Unstructured grids have their place.
You may want to look at the Earth System Modeling Framework (ESMF). They have some code for re-gridding -- specifically for this purpose -- and they've done some nifty stuff with parallel code, too. The whole system is designed to couple models, so there may be other useful stuff there as well.
Some other notes:
"no way to do this efficiently for any significant number of points"
well, efficient is a relative thing -- once you've got the grid in a tree structure, you can search it in O(logn), which can be pretty darn fast, though not O(1), as searching a regular grid is.

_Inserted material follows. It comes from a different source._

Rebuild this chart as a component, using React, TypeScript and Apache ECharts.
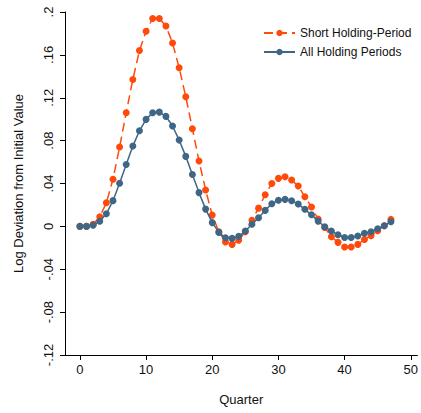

Also, it sounds like while the interpolation needs to be done at every time step, if the grids aren't adapting, then the mapping from one grid to another remains constant. So you can compute that mapping (i.e. which element in each grid corresponds to which element in the other) in whatever way is convenient, store it, and then you never need to compute it agin (until the grids change).
That leaves you with the interpolation code -- where you will want to balance accuracy with performance -- simple linear interpolation across a triangle is fast, and may be good enough.
"I thought about using kd-tree for searching the nearest node of a given point, then I would use the shape functions of that element"
remember that the nearest node doesn't get you the element -- so you'll want to do a bit more to find the element you want. One option would be to use an rtree instead, which stores/searches by bounding box -- you'll get more than one element with each search, but you can then check which of those is correct directly.